The first ~8 pages gives the origins & overview of TRIZ. Over the next 10, Pocket TRIZ gives very brief, concise descriptions of the commonalities and differences between TRIZ, Six Sigma MAIC (process optimization) and Design for Six Sigma; the author then describes the complementary aspects of Six Sigma and TRIZ, and how each can benefit by their use in conjunction.

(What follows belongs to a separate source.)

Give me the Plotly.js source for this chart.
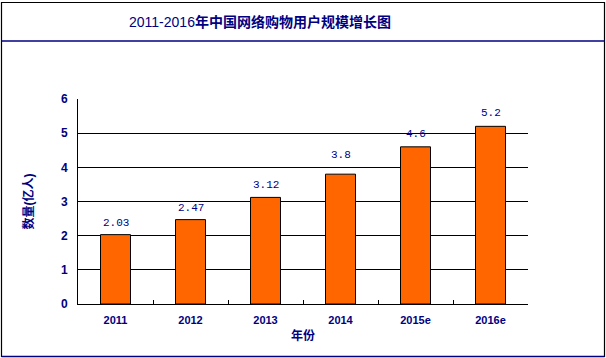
<!DOCTYPE html>
<html>
<head>
<meta charset="utf-8">
<script src="https://cdn.plot.ly/plotly-3.0.1.min.js"></script>
<style>html,body{margin:0;padding:0;background:#fff;}#chart{width:606px;height:358px;}</style>
</head>
<body>
<div id="chart"></div>
<script>
var categories = ["2011", "2012", "2013", "2014", "2015e", "2016e"];
var users = [2.03, 2.47, 3.12, 3.8, 4.6, 5.2];
var labels = ["2.03", "2.47", "3.12", "3.8", "4.6", "5.2"];
var yTicks = [0, 1, 2, 3, 4, 5, 6];

var labelShift = [4, 4, 4, 11, 5, 5];

var navy = "#000080";
var cjk = "'Liberation Sans', 'Noto Sans CJK SC', sans-serif";

var trace = {
  type: "bar",
  x: categories,
  y: users,
  marker: {color: "#FF6600", line: {color: "#000000", width: 1}},
  width: 0.4,
  hoverinfo: "x+y"
};

// category axis: annotation x given as the category's index
var annotations = categories.map(function (c, i) {
  return {
    xref: "x", yref: "y", x: i, y: users[i],
    text: labels[i], showarrow: false,
    yanchor: "bottom", yshift: labelShift[i],
    font: {family: "'Liberation Mono', monospace", size: 11, color: navy}
  };
});

var layout = {
  width: 606,
  height: 358,
  margin: {l: 78, r: 78, t: 99, b: 54},
  paper_bgcolor: "#ffffff",
  plot_bgcolor: "#ffffff",
  showlegend: false,
  title: {
    text: "2011-2016<b>年中国网络购物用户规模增长图</b>",
    font: {family: cjk, size: 14, color: navy},
    xref: "container", x: 0.429, xanchor: "center",
    yref: "container", y: 0.938, yanchor: "middle"
  },
  xaxis: {
    type: "category",
    categoryorder: "array", categoryarray: categories,
    range: [-0.5, categories.length - 0.5],
    showline: true, linecolor: "#000", linewidth: 1,
    ticks: "inside", ticklen: 4, tickcolor: "#000", tickson: "boundaries",
    showgrid: false,
    tickfont: {family: cjk, size: 11, color: navy, weight: "bold"},
    ticklabelstandoff: 6,
    title: {text: "<b>年份</b>", font: {family: cjk, size: 12, color: navy}, standoff: 6}
  },
  yaxis: {
    range: [0, 6],
    tickvals: yTicks,
    showline: true, linecolor: "#000", linewidth: 1,
    ticks: "inside", ticklen: 4, tickcolor: "#000",
    showgrid: true, gridcolor: "#000", gridwidth: 1,
    zeroline: false,
    tickfont: {family: cjk, size: 12, color: navy, weight: "bold"},
    ticklabelstandoff: 7,
    title: {text: "<b>数量(亿人)</b>", font: {family: cjk, size: 12, color: navy}, standoff: 24}
  },
  annotations: annotations,
  shapes: [
    {type: "rect", xref: "paper", yref: "paper", x0: -0.17, x1: 1.17, y0: -0.2561, y1: 1.4707,
     line: {color: "#000", width: 1.2}, layer: "below"},
    {type: "line", xref: "paper", yref: "paper", x0: -0.17, x1: 1.17, y0: -0.2561, y1: -0.2561,
     line: {color: navy, width: 1.5}},
    {type: "line", xref: "paper", yref: "paper", x0: -0.17, x1: 1.17, y0: 1.283, y1: 1.283,
     line: {color: navy, width: 1.5}}
  ]
};

Plotly.newPlot("chart", [trace], layout, {displayModeBar: false, staticPlot: true});
</script>
</body>
</html>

A tools list details which specific TRIZ tools apply at the various MAIC phases; only one out of 40 did not correspond to my own matching. Short summaries then overview the listed TRIZ tools. Pocket TRIZ apportions a pair of pages each on the concept of contradictions, Ideal Final Solution, function and attribute analysis (tool-action-object), and resources. Over about a 4 page spread, a paragraph overviews each trend of evolution. A page each describes nine screens (a.k.a. system operator), s-curves, fields, Smart Little People, a “systems vs. process” view (to differentiate the respective TRIZ & Six Sigma focuses) and inventive standards. A number of these summaries have checklists useful for an experienced TRIZ user, though not a complete “how-to” procedure for use. Many make connections between the TRIZ tool and Six Sigma use (e.g. nine screens to multi-generation planning, TRIZ resources expanding the notion of resources in flowcharting…).
The Effects knowledgebase is given only honorable mention, perhaps not unexpected for a book limited to pocket size. Finally, non-TRIZ, but often-used Nominal Group Techniques for solution evaluation, and the Pugh concept evaluation matrix rate a page apiece in this summaries half of the book.
The last half of Pocket TRIZ is devoted to the 40 Inventive Principles and contradictions. This section is comprehensive enough to be of direct and full use, with a page-per-principle examples set. In addition, the philosophy behind each inventive principle is elaborated, sometimes with related or “opposite” principles noted. As such this section helps convey much about the TRIZ mindset that might otherwise be missed. A description of how to use the matrix is in Pocket TRIZ, though not the matrix itself. The Mulbury Consulting link to the electronic version of the matrix is included.
Tennant ascribes greater importance to the 40 Principles than any other author I’ve seen– e.g. the claim that “All innovation stems from the 40 IP’s” seems overstated– or maybe it’s just his lotsof- superlatives style, perhaps to be expected from a practitioner used to taking contradictions to their extremes…
You can’t expect a booklet designed to fit in purse or pocket to include the entire span of TRIZ and its potential with Six Sigma, but Pocket TRIZ for Six Sigma does a handsome job of concisely capturing the key interconnections. It will be of use for experienced and neophyte practitioners of both methodologies, alike.